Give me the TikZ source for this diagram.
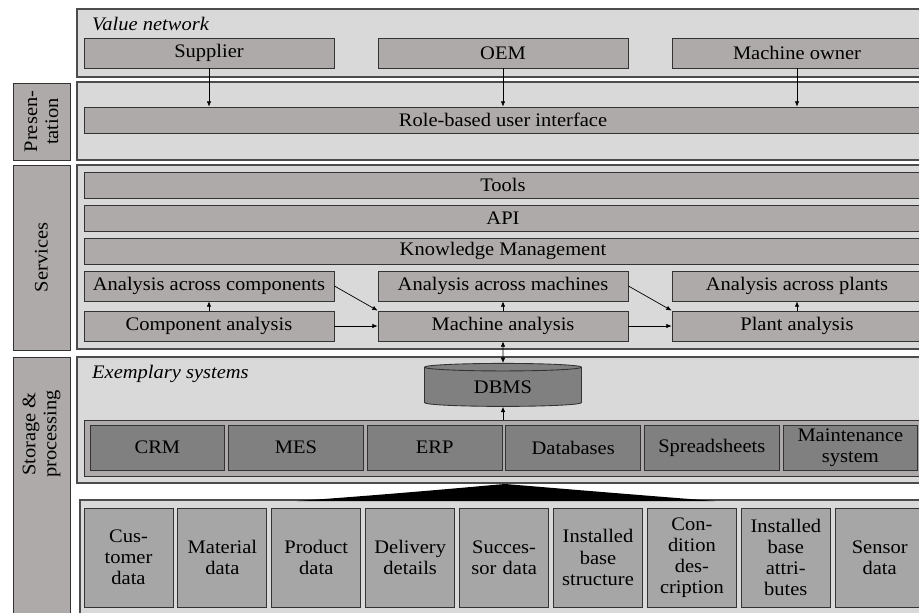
\documentclass[tikz,border=0pt]{standalone}
\usepackage{fontspec}
\setmainfont{Liberation Serif}[FakeStretch=1.07]
\usetikzlibrary{shapes.geometric,arrows.meta}
\definecolor{panelgray}{RGB}{217,217,217}
\definecolor{boxgray}{RGB}{174,170,169}
\definecolor{sysgray}{RGB}{128,128,128}
\definecolor{datagray}{RGB}{166,166,166}
\newcommand{\diagfont}{\fontsize{10.9}{12}\selectfont}
\tikzset{
  panel/.style={draw=black!70, fill=panelgray, line width=0.6pt},
  layerbox/.style={draw=black!80, fill=boxgray, inner sep=0pt, line width=0.5pt},
  wide/.style={layerbox, minimum width=16.76cm, minimum height=0.52cm},
  rolebox/.style={layerbox, minimum width=5cm, minimum height=0.6cm},
  sidelabel/.style={layerbox, rotate=90, align=center, minimum height=1.14cm},
  sysbox/.style={draw=black!80, fill=sysgray, inner sep=0pt, line width=0.5pt,
    minimum width=2.694cm, minimum height=0.9cm, align=center},
  databox/.style={draw=black!80, fill=datagray, inner sep=0pt, line width=0.5pt,
    minimum width=1.78cm, minimum height=1.98cm, text width=1.7cm, align=center},
  flow/.style={-{Latex[length=3pt,width=2.6pt]}, line width=0.4pt},
  heading/.style={anchor=base west, font=\diagfont\itshape}
}
\begin{document}
\begin{tikzpicture}[x=0.02cm, y=-0.02cm, font=\diagfont]
  \useasboundingbox (0,0) rectangle (919,612);
  \clip (0,0) rectangle (919,612);
  % layers
  \draw [panel] (77,9) rectangle (930,77);
  \draw [panel] (77,82) rectangle (930,160);
  \draw [panel] (77,165) rectangle (930,349);
  \draw [panel] (77,357) rectangle (930,483);
  \draw [panel] (80,500) rectangle (930,625);
  \draw [layerbox] (13,357) rectangle (70,630);
  \node [sidelabel, minimum width=1.54cm] (lpres) at (41.5,121.5) {Presen-\\tation};
  \node [sidelabel, minimum width=3.7cm] (lserv) at (41.5,257.5) {Services};
  \node [rotate=90, align=center] (lstor) at (41.5,434) {Storage \&\\processing};
  % value network
  \node [heading] (vn) at (86,31) {Value network};
  \node [rolebox] (sup) at (209,53) {Supplier};
  \node [rolebox] (oem) at (503,53) {OEM};
  \node [rolebox] (own) at (797,53) {Machine owner};
  \node [wide] (rui) at (503,120) {Role-based user interface};
  \draw [flow] (sup) -- (sup |- rui.north);
  \draw [flow] (oem) -- (oem |- rui.north);
  \draw [flow] (own) -- (own |- rui.north);
  % services
  \node [wide] (tools) at (503,185) {Tools};
  \node [wide] (api) at (503,218) {API};
  \node [wide] (km) at (503,251) {Knowledge Management};
  \node [rolebox] (acc) at (209,286) {Analysis across components};
  \node [rolebox] (acm) at (503,286) {Analysis across machines};
  \node [rolebox] (acp) at (797,286) {Analysis across plants};
  \node [rolebox] (ca) at (209,326) {Component analysis};
  \node [rolebox] (ma) at (503,326) {Machine analysis};
  \node [rolebox] (pa) at (797,326) {Plant analysis};
  \draw [flow] (ca) -- (acc);
  \draw [flow] (ma) -- (acm);
  \draw [flow] (pa) -- (acp);
  \draw [flow] (ca) -- (ma);
  \draw [flow] (ma) -- (pa);
  \draw [flow] (acc.east) -- (ma.north west);
  \draw [flow] (acm.east) -- (pa.north west);
  % storage
  \node [heading] (es) at (86,378) {Exemplary systems};
  \node [cylinder, shape border rotate=90, aspect=0.13, draw=black!80, fill=sysgray,
    line width=0.5pt, minimum width=3.14cm, minimum height=0.86cm, inner sep=0pt] (dbms) at (503,387) {DBMS};
  \node [layerbox, minimum width=16.76cm, minimum height=1.12cm] (sys) at (503,448) {};
  \foreach \name/\txt [count=\i from 0] in {crm/CRM, mes/MES, erp/ERP, db/Databases,
      ss/Spreadsheets, ms/{Maintenance\\system}}
    \node [sysbox] (\name) at (157.4+138.6*\i,447.5) {\txt};
  \draw [{Latex[length=3pt,width=2.6pt]}-{Latex[length=3pt,width=2.6pt]}, line width=0.4pt] (ma) -- (dbms.north);
  \draw [flow] (sys.north) -- (dbms.south);
  \fill [black] (297,501) .. controls (420,492) and (480,486) .. (505,484)
    .. controls (530,486) and (600,492) .. (715,501) -- cycle;
  \foreach \name/\txt [count=\i from 0] in {cust/{Cus-\\tomer\\data}, mat/{Material\\data},
      prod/{Product\\data}, del/{Delivery\\details}, succ/{Succes-\\sor data},
      ibs/{Installed\\base\\structure}, cond/{Con-\\dition\\des-\\cription},
      iba/{Installed\\base\\attri-\\butes}, sens/{Sensor\\data}}
    \node [databox] (\name) at (128.5+93.9*\i,557.5) {\txt};
\end{tikzpicture}
\end{document}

▶ **Short problem**:
Take the listing above and restate it word for word, without its pictures.

▶ **Response to this task**:
Give me the TikZ source for this diagram.
\documentclass[tikz,border=0pt]{standalone}
\usepackage{fontspec}
\setmainfont{Liberation Serif}[FakeStretch=1.07]
\usetikzlibrary{shapes.geometric,arrows.meta}
\definecolor{panelgray}{RGB}{217,217,217}
\definecolor{boxgray}{RGB}{174,170,169}
\definecolor{sysgray}{RGB}{128,128,128}
\definecolor{datagray}{RGB}{166,166,166}
\newcommand{\diagfont}{\fontsize{10.9}{12}\selectfont}
\tikzset{
  panel/.style={draw=black!70, fill=panelgray, line width=0.6pt},
  layerbox/.style={draw=black!80, fill=boxgray, inner sep=0pt, line width=0.5pt},
  wide/.style={layerbox, minimum width=16.76cm, minimum height=0.52cm},
  rolebox/.style={layerbox, minimum width=5cm, minimum height=0.6cm},
  sidelabel/.style={layerbox, rotate=90, align=center, minimum height=1.14cm},
  sysbox/.style={draw=black!80, fill=sysgray, inner sep=0pt, line width=0.5pt,
    minimum width=2.694cm, minimum height=0.9cm, align=center},
  databox/.style={draw=black!80, fill=datagray, inner sep=0pt, line width=0.5pt,
    minimum width=1.78cm, minimum height=1.98cm, text width=1.7cm, align=center},
  flow/.style={-{Latex[length=3pt,width=2.6pt]}, line width=0.4pt},
  heading/.style={anchor=base west, font=\diagfont\itshape}
}
\begin{document}
\begin{tikzpicture}[x=0.02cm, y=-0.02cm, font=\diagfont]
  \useasboundingbox (0,0) rectangle (919,612);
  \clip (0,0) rectangle (919,612);
  % layers
  \draw [panel] (77,9) rectangle (930,77);
  \draw [panel] (77,82) rectangle (930,160);
  \draw [panel] (77,165) rectangle (930,349);
  \draw [panel] (77,357) rectangle (930,483);
  \draw [panel] (80,500) rectangle (930,625);
  \draw [layerbox] (13,357) rectangle (70,630);
  \node [sidelabel, minimum width=1.54cm] (lpres) at (41.5,121.5) {Presen-\\tation};
  \node [sidelabel, minimum width=3.7cm] (lserv) at (41.5,257.5) {Services};
  \node [rotate=90, align=center] (lstor) at (41.5,434) {Storage \&\\processing};
  % value network
  \node [heading] (vn) at (86,31) {Value network};
  \node [rolebox] (sup) at (209,53) {Supplier};
  \node [rolebox] (oem) at (503,53) {OEM};
  \node [rolebox] (own) at (797,53) {Machine owner};
  \node [wide] (rui) at (503,120) {Role-based user interface};
  \draw [flow] (sup) -- (sup |- rui.north);
  \draw [flow] (oem) -- (oem |- rui.north);
  \draw [flow] (own) -- (own |- rui.north);
  % services
  \node [wide] (tools) at (503,185) {Tools};
  \node [wide] (api) at (503,218) {API};
  \node [wide] (km) at (503,251) {Knowledge Management};
  \node [rolebox] (acc) at (209,286) {Analysis across components};
  \node [rolebox] (acm) at (503,286) {Analysis across machines};
  \node [rolebox] (acp) at (797,286) {Analysis across plants};
  \node [rolebox] (ca) at (209,326) {Component analysis};
  \node [rolebox] (ma) at (503,326) {Machine analysis};
  \node [rolebox] (pa) at (797,326) {Plant analysis};
  \draw [flow] (ca) -- (acc);
  \draw [flow] (ma) -- (acm);
  \draw [flow] (pa) -- (acp);
  \draw [flow] (ca) -- (ma);
  \draw [flow] (ma) -- (pa);
  \draw [flow] (acc.east) -- (ma.north west);
  \draw [flow] (acm.east) -- (pa.north west);
  % storage
  \node [heading] (es) at (86,378) {Exemplary systems};
  \node [cylinder, shape border rotate=90, aspect=0.13, draw=black!80, fill=sysgray,
    line width=0.5pt, minimum width=3.14cm, minimum height=0.86cm, inner sep=0pt] (dbms) at (503,387) {DBMS};
  \node [layerbox, minimum width=16.76cm, minimum height=1.12cm] (sys) at (503,448) {};
  \foreach \name/\txt [count=\i from 0] in {crm/CRM, mes/MES, erp/ERP, db/Databases,
      ss/Spreadsheets, ms/{Maintenance\\system}}
    \node [sysbox] (\name) at (157.4+138.6*\i,447.5) {\txt};
  \draw [{Latex[length=3pt,width=2.6pt]}-{Latex[length=3pt,width=2.6pt]}, line width=0.4pt] (ma) -- (dbms.north);
  \draw [flow] (sys.north) -- (dbms.south);
  \fill [black] (297,501) .. controls (420,492) and (480,486) .. (505,484)
    .. controls (530,486) and (600,492) .. (715,501) -- cycle;
  \foreach \name/\txt [count=\i from 0] in {cust/{Cus-\\tomer\\data}, mat/{Material\\data},
      prod/{Product\\data}, del/{Delivery\\details}, succ/{Succes-\\sor data},
      ibs/{Installed\\base\\structure}, cond/{Con-\\dition\\des-\\cription},
      iba/{Installed\\base\\attri-\\butes}, sens/{Sensor\\data}}
    \node [databox] (\name) at (128.5+93.9*\i,557.5) {\txt};
\end{tikzpicture}
\end{document}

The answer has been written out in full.